Indicators across the different countries in the region vary in terms of severity. For example, South Sudan has the highest maternal mortality rate within the Community with 1,150 deaths per 100,000 women who give birth, while Rwanda has the lowest at 248 deaths per 100,000 women giving birth. These variations demonstrate the need for collaborative health systems planning and how this would benefit the region in dealing with high mortality rates within the East African Community Member states. Various countries have over time developed best practices that can be shared across the Community. In Uganda, a weekly maternal death surveillance enables the ministry to follow up on maternal deaths and investigate the causes. This enables timely response.

To strengthen regional Health Information Management Systems, it is critical to have a regional framework to guide this. The collection of data on for example contraceptive use, sexual and reproductive health and the wider reproductive, adolescent maternal newborn remains uncoordinated across the Community. In Uganda, this information is collected through the Uganda Demographic Health Survey and the Health Information Management Systems. In the case of partner states, different information is collected among partner states and this information is collected along different time periods. This makes it difficult to utilise the information for the purpose of regional planning and collective decision-making.
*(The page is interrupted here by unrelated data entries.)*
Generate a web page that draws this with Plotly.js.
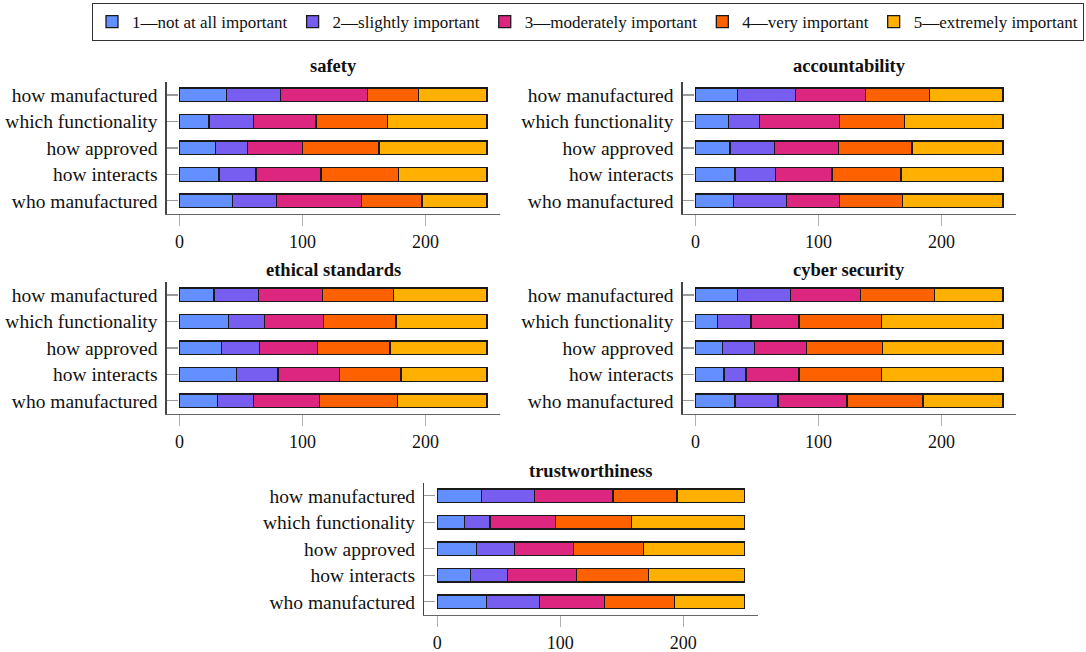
<!DOCTYPE html>
<html>
<head>
<meta charset="utf-8">
<script src="https://cdn.plot.ly/plotly-3.0.1.min.js"></script>
<style>html,body{margin:0;padding:0;background:#fff;}#chart{width:1086px;height:652px;}</style>
</head>
<body>
<div id="chart"></div>
<script>
// Row order (top to bottom)
const categories = ["how manufactured", "which functionality", "how approved", "how interacts", "who manufactured"];
const levels = ["1—not at all important", "2—slightly important", "3—moderately important", "4—very important", "5—extremely important"];
const colors = ["#648FFF", "#785EF0", "#DC267F", "#FE6100", "#FFB000"];
const xTicks = [0, 100, 200];

// Counts per row: [level1, level2, level3, level4, level5]
const safety = [[38,44,71,41,56],[24,36,51,58,81],[29,26,45,62,88],[32,30,53,63,72],[43,36,69,49,53]];
const accountability = [[34,47,57,52,60],[27,25,65,53,80],[28,36,52,60,74],[32,33,46,56,83],[31,43,43,51,82]];
const ethicalStandards = [[28,36,52,58,76],[40,29,48,59,74],[34,31,47,59,79],[46,34,50,50,70],[31,29,54,63,73]];
const cyberSecurity = [[34,43,57,60,56],[18,27,39,67,99],[22,26,42,62,98],[23,18,43,67,99],[32,35,56,62,65]];
const trustworthiness = [[36,43,64,52,55],[22,21,53,62,92],[32,31,48,57,82],[27,30,56,59,78],[40,43,53,57,57]];

const W = 1086, H = 652;
const panels = [
  {title: "safety", data: safety, x0: 166.7, x1: 500, y0: 81.7, y1: 214, ty: 66},
  {title: "accountability", data: accountability, x0: 682.7, x1: 1016, y0: 81.7, y1: 214, ty: 66},
  {title: "ethical standards", data: ethicalStandards, x0: 166.7, x1: 500, y0: 281.7, y1: 414, ty: 270},
  {title: "cyber security", data: cyberSecurity, x0: 682.7, x1: 1016, y0: 281.7, y1: 414, ty: 270},
  {title: "trustworthiness", data: trustworthiness, x0: 424.3, x1: 757.6, y0: 482.5, y1: 615, ty: 471}
];

const font = "'Liberation Serif', 'DejaVu Serif', serif";
const traces = [];
const layout = {
  width: W, height: H,
  margin: {l: 0, r: 0, t: 0, b: 0},
  paper_bgcolor: "#fff", plot_bgcolor: "#fff",
  barmode: "stack",
  bargap: 0.48,
  font: {family: font, size: 16, color: "#111"},
  showlegend: true,
  legend: {
    orientation: "h", x: 1084 / W, y: 1 - 3 / H, xanchor: "right", yanchor: "top",
    bordercolor: "#333", borderwidth: 1, bgcolor: "#fff",
    font: {family: font, size: 17, color: "#111"},
    itemwidth: 30, tracegroupgap: 0
  },
  annotations: []
};

panels.forEach((p, i) => {
  const n = i + 1;
  const xa = "xaxis" + (n === 1 ? "" : n);
  const ya = "yaxis" + (n === 1 ? "" : n);
  levels.forEach((lv, k) => {
    traces.push({
      type: "bar", orientation: "h",
      name: lv,
      x: p.data.map(r => r[k]),
      y: categories,
      xaxis: "x" + (n === 1 ? "" : n),
      yaxis: "y" + (n === 1 ? "" : n),
      marker: {color: colors[k], line: {color: "#1a1a1a", width: 1.3}},
      showlegend: i === 0,
      legendgroup: "l" + k,
      hoverinfo: "x+y+name"
    });
  });
  layout[xa] = {
    domain: [p.x0 / W, p.x1 / W],
    anchor: "y" + (n === 1 ? "" : n),
    range: [-10.5, 260.5],
    tickvals: xTicks, ticktext: xTicks.map(String),
    ticks: "outside", ticklen: 11, tickcolor: "#b0b0b0", tickwidth: 1.3,
    showline: true, linecolor: "#666", linewidth: 1.4,
    showgrid: false, zeroline: false,
    tickfont: {family: font, size: 18, color: "#111"},
    fixedrange: true
  };
  layout[ya] = {
    domain: [1 - p.y1 / H, 1 - p.y0 / H],
    anchor: "x" + (n === 1 ? "" : n),
    type: "category",
    categoryorder: "array", categoryarray: categories,
    range: [4.5, -0.5],
    ticks: "inside", ticklen: 11, tickcolor: "#9a9a9a", tickwidth: 1.3,
    showline: true, linecolor: "#444", linewidth: 1.3,
    showgrid: false, zeroline: false,
    ticklabelstandoff: 4,
    tickfont: {family: font, size: 19.5, color: "#111"},
    fixedrange: true
  };
  layout.annotations.push({
    text: "<b>" + p.title + "</b>",
    xref: "paper", yref: "paper",
    x: (p.x0 + p.x1) / 2 / W, y: 1 - p.ty / H,
    xanchor: "center", yanchor: "middle",
    showarrow: false,
    font: {family: font, size: 18.5, color: "#111"}
  });
});

Plotly.newPlot("chart", traces, layout, {displayModeBar: false, staticPlot: true});
</script>
</body>
</html>
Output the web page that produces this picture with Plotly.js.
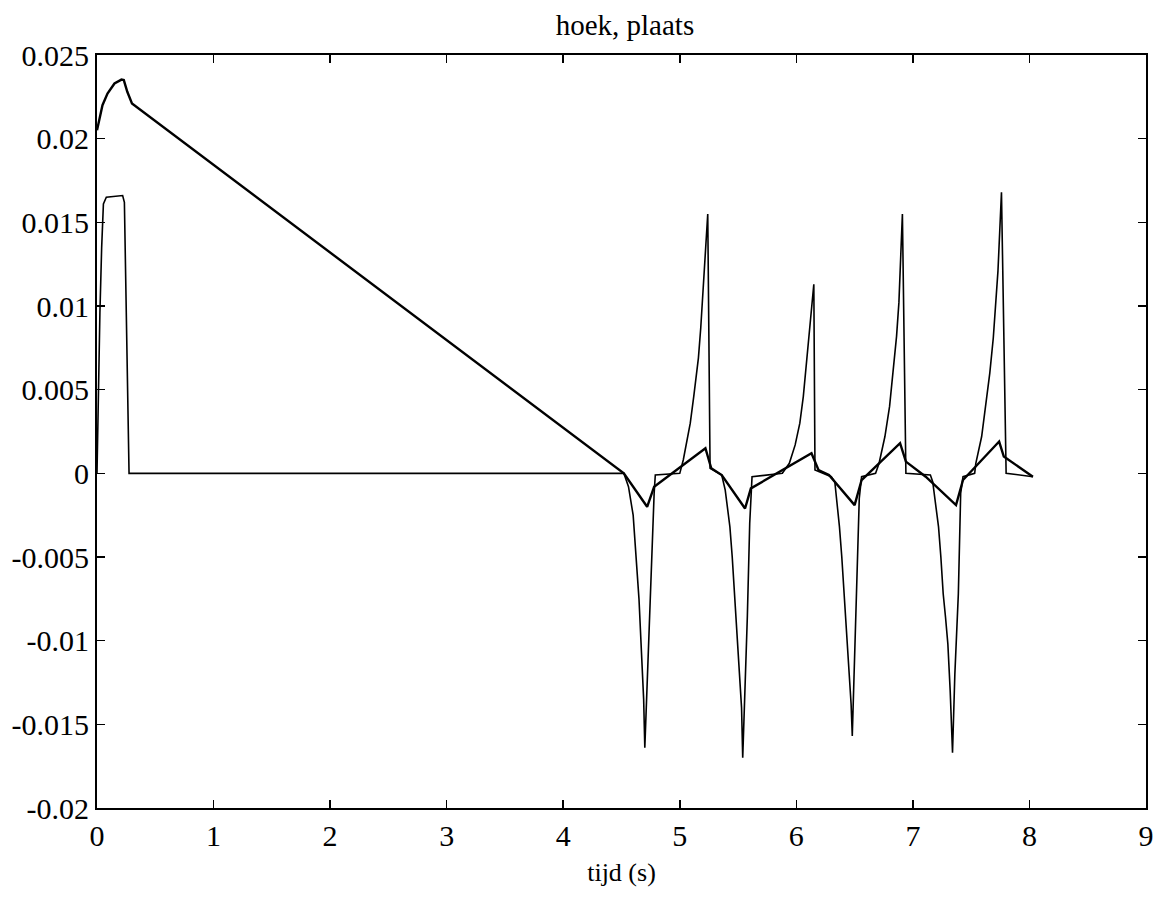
<!DOCTYPE html>
<html>
<head>
<meta charset="utf-8">
<script src="https://cdn.plot.ly/plotly-3.0.1.min.js"></script>
<style>html,body{margin:0;padding:0;background:#fff;}#chart{width:1153px;height:914px;}</style>
</head>
<body>
<div id="chart"></div>
<script>
// Series A (upper, thicker curve)
const tA = [0, 0.047, 0.09, 0.15, 0.21, 0.23, 0.26, 0.30,
  4.52, 4.72, 4.78, 5.22, 5.27, 5.36, 5.56, 5.61, 6.13, 6.19, 6.28, 6.50, 6.56,
  6.89, 6.94, 7.11, 7.37, 7.43, 7.74, 7.78, 8.03];
const yA = [0.0205, 0.0220, 0.0227, 0.0233, 0.02353, 0.0235, 0.0228, 0.0221,
  0.0, -0.0020, -0.0008, 0.0015, 0.0003, -0.0001, -0.0021, -0.0009, 0.0012, 0.0002, -0.0001, -0.0019, -0.0004,
  0.0018, 0.0007, -0.0002, -0.0019, -0.0004, 0.0019, 0.0010, -0.0002];

// Series B (spiky curve)
const tB = [0, 0.01, 0.025, 0.04, 0.055, 0.08, 0.22, 0.235, 0.25, 0.275,
  4.52, 4.56, 4.60, 4.63, 4.65, 4.67, 4.69, 4.70, 4.72, 4.74, 4.76, 4.78, 4.79,
  5.00, 5.03, 5.06, 5.09, 5.12, 5.16, 5.18, 5.20, 5.22, 5.24, 5.26, 5.36,
  5.39, 5.43, 5.45, 5.47, 5.49, 5.51, 5.53, 5.54, 5.56, 5.58, 5.60, 5.62,
  5.88, 5.94, 5.99, 6.03, 6.06, 6.09, 6.12, 6.15, 6.16, 6.30,
  6.33, 6.37, 6.39, 6.41, 6.43, 6.45, 6.47, 6.48, 6.50, 6.52, 6.54, 6.56,
  6.68, 6.71, 6.76, 6.80, 6.83, 6.86, 6.88, 6.91, 6.94, 7.15,
  7.17, 7.22, 7.24, 7.26, 7.28, 7.30, 7.32, 7.34, 7.36, 7.39, 7.41, 7.43,
  7.53, 7.54, 7.59, 7.63, 7.66, 7.69, 7.73, 7.76, 7.80, 8.03];
const yB = [0, 0.0045, 0.0096, 0.0135, 0.0161, 0.0165, 0.0166, 0.0162, 0.0105, 0,
  0, -0.0008, -0.0025, -0.0052, -0.0075, -0.0105, -0.0135, -0.0164, -0.0125, -0.0092, -0.0052, -0.0012, -0.0001,
  0, 0.0008, 0.0018, 0.0030, 0.0046, 0.0069, 0.0087, 0.0109, 0.0130, 0.0155, 0.0003, -0.0001,
  -0.0010, -0.0032, -0.0050, -0.0072, -0.0092, -0.0112, -0.0140, -0.0170, -0.0131, -0.0085, -0.0030, -0.0002,
  0, 0.0006, 0.0017, 0.0030, 0.0046, 0.0069, 0.0090, 0.0113, 0.0002, -0.0002,
  -0.0005, -0.0032, -0.0050, -0.0072, -0.0092, -0.0112, -0.0138, -0.0157, -0.0110, -0.0065, -0.0015, -0.0002,
  0, 0.0006, 0.0022, 0.0040, 0.0062, 0.0082, 0.0102, 0.0155, 0.0, -0.0001,
  -0.0005, -0.0032, -0.0050, -0.0072, -0.0086, -0.0102, -0.0130, -0.0167, -0.0120, -0.0072, -0.0012, -0.0002,
  0, 0.0006, 0.0022, 0.0042, 0.0060, 0.0081, 0.0121, 0.0168, 0.0, -0.0002];

const xTickVals = [0, 1, 2, 3, 4, 5, 6, 7, 8, 9];
const xTickText = ["0", "1", "2", "3", "4", "5", "6", "7", "8", "9"];
const yTickVals = [0.025, 0.02, 0.015, 0.01, 0.005, 0, -0.005, -0.01, -0.015, -0.02];
const yTickText = ["0.025", "0.02", "0.015", "0.01", "0.005", "0", "-0.005", "-0.01", "-0.015", "-0.02"];

const chartTitle = "hoek, plaats";
const xTitle = "tijd (s)";

const serif = "Liberation Serif";
const font = {family: serif, size: 30, color: "#000"};

const traces = [
  {x: tA, y: yA, type: "scatter", mode: "lines", line: {color: "#000", width: 2.4}, showlegend: false, hoverinfo: "skip"},
  {x: tB, y: yB, type: "scatter", mode: "lines", line: {color: "#000", width: 1.6}, showlegend: false, hoverinfo: "skip"}
];

const axisCommon = {
  showgrid: false, zeroline: false, showline: true, linecolor: "#000", linewidth: 2,
  mirror: "ticks", ticks: "inside", ticklen: 8, tickwidth: 1.5, tickcolor: "#000",
  tickfont: font, tickmode: "array", ticklabeloverflow: "allow", automargin: false
};

const layout = {
  width: 1153, height: 914,
  paper_bgcolor: "#fff", plot_bgcolor: "#fff",
  margin: {l: 97, r: 7, t: 55, b: 106},
  font: font,
  title: {text: chartTitle, font: {family: serif, size: 29, color: "#000"}, x: 0.542, xref: "container", xanchor: "center", y: 0.973, yref: "container", yanchor: "middle"},
  xaxis: Object.assign({}, axisCommon, {range: [0, 9], tickvals: xTickVals, ticktext: xTickText,
    title: {text: xTitle, font: {family: serif, size: 26, color: "#000"}, standoff: 12}}),
  yaxis: Object.assign({}, axisCommon, {range: [-0.02, 0.025], tickvals: yTickVals, ticktext: yTickText})
};

Plotly.newPlot("chart", traces, layout, {staticPlot: true, displayModeBar: false});
</script>
</body>
</html>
Sound and reliable data is the foundation for decision-making across all health system building blocks and is essential for health system policy formulation and implementation, governance and regulation, health research, human resource development, service delivery and financing.

The consultations on this Bill are therefore a very important process in strengthening regional integration and specific emphasis on the promotion of sexual and reproductive health in the EAC partner states.